- Goal
Nothing outside the range is to be copied. From the entries below, reproduce exactly the lines starting at the one with "Generate a component" and ending at the one with "const divideAlm = [0.69, 0.406];", without pictures.

<<<<

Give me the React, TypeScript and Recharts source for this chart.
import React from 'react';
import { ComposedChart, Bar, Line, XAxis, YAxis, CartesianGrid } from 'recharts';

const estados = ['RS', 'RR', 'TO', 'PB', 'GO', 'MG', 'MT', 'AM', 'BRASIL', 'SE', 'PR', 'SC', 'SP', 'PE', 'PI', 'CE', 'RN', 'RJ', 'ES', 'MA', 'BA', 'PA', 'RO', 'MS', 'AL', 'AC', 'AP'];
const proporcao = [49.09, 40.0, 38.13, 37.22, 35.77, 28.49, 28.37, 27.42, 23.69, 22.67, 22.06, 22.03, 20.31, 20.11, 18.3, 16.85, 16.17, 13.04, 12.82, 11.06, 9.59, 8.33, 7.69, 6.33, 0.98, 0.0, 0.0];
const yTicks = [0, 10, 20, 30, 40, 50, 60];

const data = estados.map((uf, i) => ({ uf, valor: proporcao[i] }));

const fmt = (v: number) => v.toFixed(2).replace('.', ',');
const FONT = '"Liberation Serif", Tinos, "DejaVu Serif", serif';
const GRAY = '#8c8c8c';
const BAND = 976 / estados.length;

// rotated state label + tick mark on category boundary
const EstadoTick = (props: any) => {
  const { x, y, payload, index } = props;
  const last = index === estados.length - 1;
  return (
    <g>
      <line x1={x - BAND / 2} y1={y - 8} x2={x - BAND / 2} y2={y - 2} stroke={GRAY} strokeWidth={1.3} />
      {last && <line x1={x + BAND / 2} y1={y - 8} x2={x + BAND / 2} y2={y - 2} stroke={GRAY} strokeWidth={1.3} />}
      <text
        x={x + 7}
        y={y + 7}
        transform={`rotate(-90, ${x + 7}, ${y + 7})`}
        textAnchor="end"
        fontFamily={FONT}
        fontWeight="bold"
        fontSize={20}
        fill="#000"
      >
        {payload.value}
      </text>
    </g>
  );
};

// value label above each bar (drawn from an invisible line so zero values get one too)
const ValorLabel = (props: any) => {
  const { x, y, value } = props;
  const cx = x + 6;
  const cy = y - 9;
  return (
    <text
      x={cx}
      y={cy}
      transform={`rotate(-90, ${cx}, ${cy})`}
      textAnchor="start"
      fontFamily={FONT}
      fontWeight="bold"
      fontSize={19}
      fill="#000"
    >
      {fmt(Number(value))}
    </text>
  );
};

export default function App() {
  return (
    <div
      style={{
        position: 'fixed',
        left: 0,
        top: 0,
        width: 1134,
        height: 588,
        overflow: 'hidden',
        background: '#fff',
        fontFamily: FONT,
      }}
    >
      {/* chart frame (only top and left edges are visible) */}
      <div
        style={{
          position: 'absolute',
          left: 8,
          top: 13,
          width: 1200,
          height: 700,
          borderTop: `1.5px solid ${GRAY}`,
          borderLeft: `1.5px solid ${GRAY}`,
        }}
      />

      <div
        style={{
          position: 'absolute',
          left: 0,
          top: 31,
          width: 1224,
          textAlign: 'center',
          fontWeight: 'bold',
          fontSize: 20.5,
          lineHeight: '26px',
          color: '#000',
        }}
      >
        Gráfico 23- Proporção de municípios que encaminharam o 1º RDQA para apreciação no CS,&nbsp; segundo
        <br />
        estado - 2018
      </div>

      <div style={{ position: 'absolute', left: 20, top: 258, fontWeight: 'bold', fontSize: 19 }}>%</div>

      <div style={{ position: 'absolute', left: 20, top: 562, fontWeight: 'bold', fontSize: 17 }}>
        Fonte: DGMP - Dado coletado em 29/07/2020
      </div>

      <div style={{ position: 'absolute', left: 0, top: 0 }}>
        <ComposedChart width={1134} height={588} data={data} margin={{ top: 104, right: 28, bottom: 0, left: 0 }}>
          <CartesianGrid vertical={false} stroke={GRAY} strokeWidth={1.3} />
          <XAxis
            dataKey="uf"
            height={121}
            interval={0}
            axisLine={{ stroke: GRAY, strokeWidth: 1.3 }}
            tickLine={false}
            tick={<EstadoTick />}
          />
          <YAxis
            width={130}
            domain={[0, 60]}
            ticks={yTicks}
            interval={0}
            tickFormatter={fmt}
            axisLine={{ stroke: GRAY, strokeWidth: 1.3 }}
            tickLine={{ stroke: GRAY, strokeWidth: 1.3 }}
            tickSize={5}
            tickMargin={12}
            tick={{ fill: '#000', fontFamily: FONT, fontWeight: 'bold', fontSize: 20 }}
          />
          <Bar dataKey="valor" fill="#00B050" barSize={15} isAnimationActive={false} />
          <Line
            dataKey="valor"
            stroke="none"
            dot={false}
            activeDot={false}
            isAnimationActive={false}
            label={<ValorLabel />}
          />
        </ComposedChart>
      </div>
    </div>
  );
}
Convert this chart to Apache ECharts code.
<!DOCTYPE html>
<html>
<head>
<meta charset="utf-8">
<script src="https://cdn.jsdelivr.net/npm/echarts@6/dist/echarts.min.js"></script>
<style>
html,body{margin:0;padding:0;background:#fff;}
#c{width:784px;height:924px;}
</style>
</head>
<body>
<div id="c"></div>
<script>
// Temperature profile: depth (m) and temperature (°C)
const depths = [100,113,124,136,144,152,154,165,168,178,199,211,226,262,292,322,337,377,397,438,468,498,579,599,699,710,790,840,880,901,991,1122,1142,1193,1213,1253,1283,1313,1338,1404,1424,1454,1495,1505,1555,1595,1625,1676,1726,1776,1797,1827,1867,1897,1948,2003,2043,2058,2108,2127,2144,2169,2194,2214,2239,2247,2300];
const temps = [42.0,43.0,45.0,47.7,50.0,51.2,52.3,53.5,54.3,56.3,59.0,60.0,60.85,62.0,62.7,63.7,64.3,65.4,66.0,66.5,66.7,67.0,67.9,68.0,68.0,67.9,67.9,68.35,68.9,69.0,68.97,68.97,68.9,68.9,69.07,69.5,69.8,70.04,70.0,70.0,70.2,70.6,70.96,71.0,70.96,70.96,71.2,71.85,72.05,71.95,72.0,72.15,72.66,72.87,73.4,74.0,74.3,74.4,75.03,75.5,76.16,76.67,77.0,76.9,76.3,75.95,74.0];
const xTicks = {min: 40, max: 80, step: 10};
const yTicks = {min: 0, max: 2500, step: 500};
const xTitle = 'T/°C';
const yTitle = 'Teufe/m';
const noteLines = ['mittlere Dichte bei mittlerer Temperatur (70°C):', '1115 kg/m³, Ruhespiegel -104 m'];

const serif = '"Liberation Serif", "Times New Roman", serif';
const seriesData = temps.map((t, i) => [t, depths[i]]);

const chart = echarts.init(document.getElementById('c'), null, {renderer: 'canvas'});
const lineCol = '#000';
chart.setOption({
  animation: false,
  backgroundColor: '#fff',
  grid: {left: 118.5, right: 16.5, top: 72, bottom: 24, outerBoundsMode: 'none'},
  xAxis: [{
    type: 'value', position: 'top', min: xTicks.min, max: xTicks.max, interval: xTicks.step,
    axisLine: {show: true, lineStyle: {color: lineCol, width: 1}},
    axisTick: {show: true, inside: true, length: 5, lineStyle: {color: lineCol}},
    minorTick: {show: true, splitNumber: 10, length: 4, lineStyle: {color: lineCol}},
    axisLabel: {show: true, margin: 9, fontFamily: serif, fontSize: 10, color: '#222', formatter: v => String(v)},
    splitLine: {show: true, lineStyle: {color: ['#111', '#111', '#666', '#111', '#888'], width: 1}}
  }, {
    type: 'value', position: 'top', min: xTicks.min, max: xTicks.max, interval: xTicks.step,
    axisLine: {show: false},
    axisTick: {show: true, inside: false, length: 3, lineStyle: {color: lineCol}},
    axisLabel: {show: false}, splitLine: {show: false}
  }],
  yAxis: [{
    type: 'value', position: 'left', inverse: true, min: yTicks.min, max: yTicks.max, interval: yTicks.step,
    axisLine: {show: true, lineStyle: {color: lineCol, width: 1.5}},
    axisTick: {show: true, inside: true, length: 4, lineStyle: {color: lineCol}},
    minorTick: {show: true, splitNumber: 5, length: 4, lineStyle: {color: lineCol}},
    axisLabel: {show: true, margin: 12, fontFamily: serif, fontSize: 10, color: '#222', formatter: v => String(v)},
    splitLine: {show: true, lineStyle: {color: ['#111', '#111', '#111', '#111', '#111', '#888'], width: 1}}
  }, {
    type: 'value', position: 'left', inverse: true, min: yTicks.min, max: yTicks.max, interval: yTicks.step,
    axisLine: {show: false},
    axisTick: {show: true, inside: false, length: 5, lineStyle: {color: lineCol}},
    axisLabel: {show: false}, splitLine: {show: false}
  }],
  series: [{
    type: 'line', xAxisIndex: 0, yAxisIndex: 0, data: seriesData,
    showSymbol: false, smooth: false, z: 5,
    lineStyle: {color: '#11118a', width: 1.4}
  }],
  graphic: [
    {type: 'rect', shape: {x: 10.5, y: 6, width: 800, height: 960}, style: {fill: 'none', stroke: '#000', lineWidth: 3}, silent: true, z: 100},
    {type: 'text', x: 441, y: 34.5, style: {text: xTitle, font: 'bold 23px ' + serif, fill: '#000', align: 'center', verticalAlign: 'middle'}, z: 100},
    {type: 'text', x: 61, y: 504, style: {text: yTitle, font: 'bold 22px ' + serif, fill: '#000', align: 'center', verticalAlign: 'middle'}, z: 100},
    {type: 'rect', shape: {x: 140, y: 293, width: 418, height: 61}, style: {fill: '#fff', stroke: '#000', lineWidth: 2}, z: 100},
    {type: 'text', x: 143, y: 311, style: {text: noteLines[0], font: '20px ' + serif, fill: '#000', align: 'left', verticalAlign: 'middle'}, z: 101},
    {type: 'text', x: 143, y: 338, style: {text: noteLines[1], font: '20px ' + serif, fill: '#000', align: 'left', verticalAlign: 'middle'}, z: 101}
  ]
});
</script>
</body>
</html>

>>>>
<<<<

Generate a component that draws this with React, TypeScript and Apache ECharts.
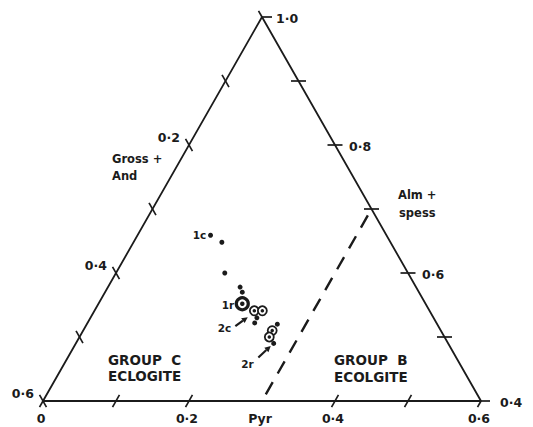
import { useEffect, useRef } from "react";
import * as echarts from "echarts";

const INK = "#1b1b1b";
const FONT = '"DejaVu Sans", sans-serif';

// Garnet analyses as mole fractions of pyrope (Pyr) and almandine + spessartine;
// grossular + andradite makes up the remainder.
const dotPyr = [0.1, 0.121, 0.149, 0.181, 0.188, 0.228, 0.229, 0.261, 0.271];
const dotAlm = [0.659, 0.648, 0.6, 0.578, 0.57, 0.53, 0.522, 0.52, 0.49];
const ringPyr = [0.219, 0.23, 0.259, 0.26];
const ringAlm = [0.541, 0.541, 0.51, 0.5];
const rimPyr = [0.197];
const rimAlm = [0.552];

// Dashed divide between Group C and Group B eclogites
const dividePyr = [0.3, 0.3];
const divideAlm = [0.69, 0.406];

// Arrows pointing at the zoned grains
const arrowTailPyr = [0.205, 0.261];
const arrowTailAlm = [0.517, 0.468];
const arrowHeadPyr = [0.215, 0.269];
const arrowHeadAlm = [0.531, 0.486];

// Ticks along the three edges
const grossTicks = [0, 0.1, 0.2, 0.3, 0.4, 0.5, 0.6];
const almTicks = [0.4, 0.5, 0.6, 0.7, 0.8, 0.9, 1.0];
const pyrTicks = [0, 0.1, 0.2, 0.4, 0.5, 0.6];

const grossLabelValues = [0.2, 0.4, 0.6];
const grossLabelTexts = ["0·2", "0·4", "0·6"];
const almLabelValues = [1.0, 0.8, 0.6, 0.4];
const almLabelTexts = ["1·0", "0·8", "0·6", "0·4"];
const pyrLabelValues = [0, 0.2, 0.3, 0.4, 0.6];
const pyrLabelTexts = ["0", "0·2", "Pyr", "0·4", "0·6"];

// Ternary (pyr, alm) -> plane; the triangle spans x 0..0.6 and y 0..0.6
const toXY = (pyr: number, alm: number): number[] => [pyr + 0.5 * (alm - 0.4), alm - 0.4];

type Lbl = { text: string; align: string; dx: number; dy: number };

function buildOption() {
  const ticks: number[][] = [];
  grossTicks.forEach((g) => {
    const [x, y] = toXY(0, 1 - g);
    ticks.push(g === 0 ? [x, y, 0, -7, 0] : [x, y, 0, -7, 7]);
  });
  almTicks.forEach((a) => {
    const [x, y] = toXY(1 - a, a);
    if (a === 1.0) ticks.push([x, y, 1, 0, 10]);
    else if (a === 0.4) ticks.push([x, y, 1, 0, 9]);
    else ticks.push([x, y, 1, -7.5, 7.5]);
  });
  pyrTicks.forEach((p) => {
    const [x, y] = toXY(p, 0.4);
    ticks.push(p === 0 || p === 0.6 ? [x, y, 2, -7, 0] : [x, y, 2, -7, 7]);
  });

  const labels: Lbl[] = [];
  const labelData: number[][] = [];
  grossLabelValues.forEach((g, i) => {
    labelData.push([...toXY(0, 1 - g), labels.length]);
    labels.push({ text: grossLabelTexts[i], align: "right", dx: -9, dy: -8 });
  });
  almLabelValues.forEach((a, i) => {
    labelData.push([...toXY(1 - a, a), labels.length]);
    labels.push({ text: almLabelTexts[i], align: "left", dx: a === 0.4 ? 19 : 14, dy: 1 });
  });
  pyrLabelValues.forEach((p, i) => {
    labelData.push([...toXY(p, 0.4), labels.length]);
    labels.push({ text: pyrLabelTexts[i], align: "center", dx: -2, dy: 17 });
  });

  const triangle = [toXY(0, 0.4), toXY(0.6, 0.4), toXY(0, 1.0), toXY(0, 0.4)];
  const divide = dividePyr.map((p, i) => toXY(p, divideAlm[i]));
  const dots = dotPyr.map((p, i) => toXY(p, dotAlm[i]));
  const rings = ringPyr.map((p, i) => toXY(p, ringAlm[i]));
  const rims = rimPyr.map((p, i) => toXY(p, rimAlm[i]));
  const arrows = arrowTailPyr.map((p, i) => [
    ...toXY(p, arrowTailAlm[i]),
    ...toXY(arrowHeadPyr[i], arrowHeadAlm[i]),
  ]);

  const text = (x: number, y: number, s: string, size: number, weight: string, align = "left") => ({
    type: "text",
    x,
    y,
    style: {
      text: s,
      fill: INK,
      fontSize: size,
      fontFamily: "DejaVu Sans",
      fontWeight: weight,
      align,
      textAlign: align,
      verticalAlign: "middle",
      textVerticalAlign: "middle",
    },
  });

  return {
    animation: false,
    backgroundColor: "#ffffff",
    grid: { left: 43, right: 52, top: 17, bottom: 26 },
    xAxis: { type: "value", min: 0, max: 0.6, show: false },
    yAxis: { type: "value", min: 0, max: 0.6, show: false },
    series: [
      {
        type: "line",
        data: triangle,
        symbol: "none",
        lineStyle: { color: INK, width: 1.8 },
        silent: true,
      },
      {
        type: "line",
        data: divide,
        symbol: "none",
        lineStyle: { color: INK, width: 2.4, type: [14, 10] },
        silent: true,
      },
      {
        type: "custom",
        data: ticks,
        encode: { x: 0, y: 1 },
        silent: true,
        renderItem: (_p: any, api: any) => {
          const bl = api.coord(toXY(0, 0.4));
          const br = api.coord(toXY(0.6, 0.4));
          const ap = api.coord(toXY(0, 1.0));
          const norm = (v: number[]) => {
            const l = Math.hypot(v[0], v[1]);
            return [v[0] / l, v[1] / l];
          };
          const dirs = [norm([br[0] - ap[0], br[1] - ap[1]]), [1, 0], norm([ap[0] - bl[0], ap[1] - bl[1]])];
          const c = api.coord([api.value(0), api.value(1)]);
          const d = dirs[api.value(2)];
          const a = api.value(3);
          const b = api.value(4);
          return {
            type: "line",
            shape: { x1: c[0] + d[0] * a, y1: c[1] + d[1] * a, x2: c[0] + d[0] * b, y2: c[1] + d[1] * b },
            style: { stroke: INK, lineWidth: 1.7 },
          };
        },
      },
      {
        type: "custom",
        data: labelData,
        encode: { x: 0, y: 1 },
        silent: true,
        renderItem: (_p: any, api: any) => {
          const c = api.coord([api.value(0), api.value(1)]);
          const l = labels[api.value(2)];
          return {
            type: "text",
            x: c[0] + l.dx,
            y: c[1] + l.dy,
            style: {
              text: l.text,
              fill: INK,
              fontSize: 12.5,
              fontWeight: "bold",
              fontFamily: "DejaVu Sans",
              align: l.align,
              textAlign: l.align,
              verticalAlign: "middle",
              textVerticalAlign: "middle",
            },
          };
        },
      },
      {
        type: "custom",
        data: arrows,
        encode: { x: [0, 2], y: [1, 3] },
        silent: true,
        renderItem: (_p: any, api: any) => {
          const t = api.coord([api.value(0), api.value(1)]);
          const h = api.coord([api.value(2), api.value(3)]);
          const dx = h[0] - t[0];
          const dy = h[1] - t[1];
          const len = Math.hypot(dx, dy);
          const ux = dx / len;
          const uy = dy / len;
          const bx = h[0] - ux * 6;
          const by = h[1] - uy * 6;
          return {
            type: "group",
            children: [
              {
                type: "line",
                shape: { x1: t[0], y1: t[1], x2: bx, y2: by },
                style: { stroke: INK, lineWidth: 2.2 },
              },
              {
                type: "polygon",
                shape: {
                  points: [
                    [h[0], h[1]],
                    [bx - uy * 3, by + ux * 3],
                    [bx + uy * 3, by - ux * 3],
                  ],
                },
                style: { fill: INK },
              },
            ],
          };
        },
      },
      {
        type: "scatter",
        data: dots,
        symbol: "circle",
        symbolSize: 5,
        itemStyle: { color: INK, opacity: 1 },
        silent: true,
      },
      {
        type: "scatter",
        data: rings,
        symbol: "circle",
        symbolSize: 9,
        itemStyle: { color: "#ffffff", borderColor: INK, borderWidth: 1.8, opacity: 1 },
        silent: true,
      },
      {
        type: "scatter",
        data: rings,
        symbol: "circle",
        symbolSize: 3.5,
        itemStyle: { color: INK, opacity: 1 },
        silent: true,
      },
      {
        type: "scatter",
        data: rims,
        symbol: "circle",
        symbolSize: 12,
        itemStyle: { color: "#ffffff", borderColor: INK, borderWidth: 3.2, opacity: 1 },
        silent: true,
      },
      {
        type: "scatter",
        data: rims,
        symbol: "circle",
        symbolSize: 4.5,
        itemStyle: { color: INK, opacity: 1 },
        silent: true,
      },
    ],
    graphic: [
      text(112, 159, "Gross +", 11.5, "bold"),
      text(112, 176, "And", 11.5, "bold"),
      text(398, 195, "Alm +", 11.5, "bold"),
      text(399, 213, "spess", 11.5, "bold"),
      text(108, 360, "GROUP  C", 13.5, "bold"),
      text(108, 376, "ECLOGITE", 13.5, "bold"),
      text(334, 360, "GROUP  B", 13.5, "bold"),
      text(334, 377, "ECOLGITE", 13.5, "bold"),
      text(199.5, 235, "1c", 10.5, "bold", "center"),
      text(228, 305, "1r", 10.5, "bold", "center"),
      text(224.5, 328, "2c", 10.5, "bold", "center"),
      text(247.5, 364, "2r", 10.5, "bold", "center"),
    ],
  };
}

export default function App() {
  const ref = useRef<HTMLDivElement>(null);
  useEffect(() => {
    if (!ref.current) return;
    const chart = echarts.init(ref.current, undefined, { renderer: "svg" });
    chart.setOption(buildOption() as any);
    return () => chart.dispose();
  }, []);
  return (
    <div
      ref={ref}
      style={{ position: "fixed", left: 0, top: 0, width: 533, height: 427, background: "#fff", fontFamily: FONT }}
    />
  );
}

>>>>
<<<<

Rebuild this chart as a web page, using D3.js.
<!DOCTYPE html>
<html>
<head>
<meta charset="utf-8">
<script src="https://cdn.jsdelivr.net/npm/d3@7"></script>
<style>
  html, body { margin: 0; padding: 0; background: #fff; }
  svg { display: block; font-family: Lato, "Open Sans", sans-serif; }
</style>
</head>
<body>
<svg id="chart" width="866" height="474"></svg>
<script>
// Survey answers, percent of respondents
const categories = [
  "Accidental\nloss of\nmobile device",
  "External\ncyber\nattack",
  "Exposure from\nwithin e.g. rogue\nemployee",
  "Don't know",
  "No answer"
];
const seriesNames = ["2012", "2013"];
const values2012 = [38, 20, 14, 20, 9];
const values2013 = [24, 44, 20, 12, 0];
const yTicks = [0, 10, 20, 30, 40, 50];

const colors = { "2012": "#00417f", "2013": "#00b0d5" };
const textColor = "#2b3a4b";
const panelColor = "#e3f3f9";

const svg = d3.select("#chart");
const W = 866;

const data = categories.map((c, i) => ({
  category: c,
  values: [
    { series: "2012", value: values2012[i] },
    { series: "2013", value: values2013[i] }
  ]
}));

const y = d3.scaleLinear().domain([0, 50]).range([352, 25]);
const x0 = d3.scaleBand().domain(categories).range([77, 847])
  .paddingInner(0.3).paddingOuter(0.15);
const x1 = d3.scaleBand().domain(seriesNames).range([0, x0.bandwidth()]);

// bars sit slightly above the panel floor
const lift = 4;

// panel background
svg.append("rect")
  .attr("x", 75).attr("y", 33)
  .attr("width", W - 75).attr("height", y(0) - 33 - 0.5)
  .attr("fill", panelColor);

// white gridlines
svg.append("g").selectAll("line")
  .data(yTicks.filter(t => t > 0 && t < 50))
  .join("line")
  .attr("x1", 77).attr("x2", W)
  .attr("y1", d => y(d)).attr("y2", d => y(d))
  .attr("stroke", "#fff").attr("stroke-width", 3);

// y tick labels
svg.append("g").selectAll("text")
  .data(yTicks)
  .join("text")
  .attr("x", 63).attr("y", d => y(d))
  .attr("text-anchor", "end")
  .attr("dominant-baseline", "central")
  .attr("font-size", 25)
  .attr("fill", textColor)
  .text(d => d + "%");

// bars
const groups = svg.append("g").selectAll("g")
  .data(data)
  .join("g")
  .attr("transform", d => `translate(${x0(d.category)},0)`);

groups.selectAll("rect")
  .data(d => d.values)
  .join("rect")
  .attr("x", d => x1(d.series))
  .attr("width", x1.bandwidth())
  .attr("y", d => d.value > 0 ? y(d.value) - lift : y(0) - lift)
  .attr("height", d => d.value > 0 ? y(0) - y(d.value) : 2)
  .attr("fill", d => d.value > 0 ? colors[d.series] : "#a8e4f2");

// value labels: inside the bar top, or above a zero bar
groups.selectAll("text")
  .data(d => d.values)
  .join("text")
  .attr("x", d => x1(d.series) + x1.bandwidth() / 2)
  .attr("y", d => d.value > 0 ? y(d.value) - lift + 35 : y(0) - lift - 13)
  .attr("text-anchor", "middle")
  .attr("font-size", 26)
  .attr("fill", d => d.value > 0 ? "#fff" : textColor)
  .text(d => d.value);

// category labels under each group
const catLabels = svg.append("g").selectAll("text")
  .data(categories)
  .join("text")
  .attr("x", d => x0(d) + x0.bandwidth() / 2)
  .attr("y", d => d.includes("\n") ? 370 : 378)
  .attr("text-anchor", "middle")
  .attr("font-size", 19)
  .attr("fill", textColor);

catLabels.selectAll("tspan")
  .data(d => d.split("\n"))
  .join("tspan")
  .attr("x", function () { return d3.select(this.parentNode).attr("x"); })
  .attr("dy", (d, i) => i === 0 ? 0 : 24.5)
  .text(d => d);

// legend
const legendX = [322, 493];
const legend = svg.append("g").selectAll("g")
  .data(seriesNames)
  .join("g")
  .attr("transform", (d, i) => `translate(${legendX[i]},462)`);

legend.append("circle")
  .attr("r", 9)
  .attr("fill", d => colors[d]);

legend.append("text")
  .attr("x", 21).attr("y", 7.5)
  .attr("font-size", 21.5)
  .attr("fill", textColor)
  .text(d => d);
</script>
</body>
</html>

>>>>

- Reply
Generate a component that draws this with React, TypeScript and Apache ECharts.
import { useEffect, useRef } from "react";
import * as echarts from "echarts";

const INK = "#1b1b1b";
const FONT = '"DejaVu Sans", sans-serif';

// Garnet analyses as mole fractions of pyrope (Pyr) and almandine + spessartine;
// grossular + andradite makes up the remainder.
const dotPyr = [0.1, 0.121, 0.149, 0.181, 0.188, 0.228, 0.229, 0.261, 0.271];
const dotAlm = [0.659, 0.648, 0.6, 0.578, 0.57, 0.53, 0.522, 0.52, 0.49];
const ringPyr = [0.219, 0.23, 0.259, 0.26];
const ringAlm = [0.541, 0.541, 0.51, 0.5];
const rimPyr = [0.197];
const rimAlm = [0.552];

// Dashed divide between Group C and Group B eclogites
const dividePyr = [0.3, 0.3];
const divideAlm = [0.69, 0.406];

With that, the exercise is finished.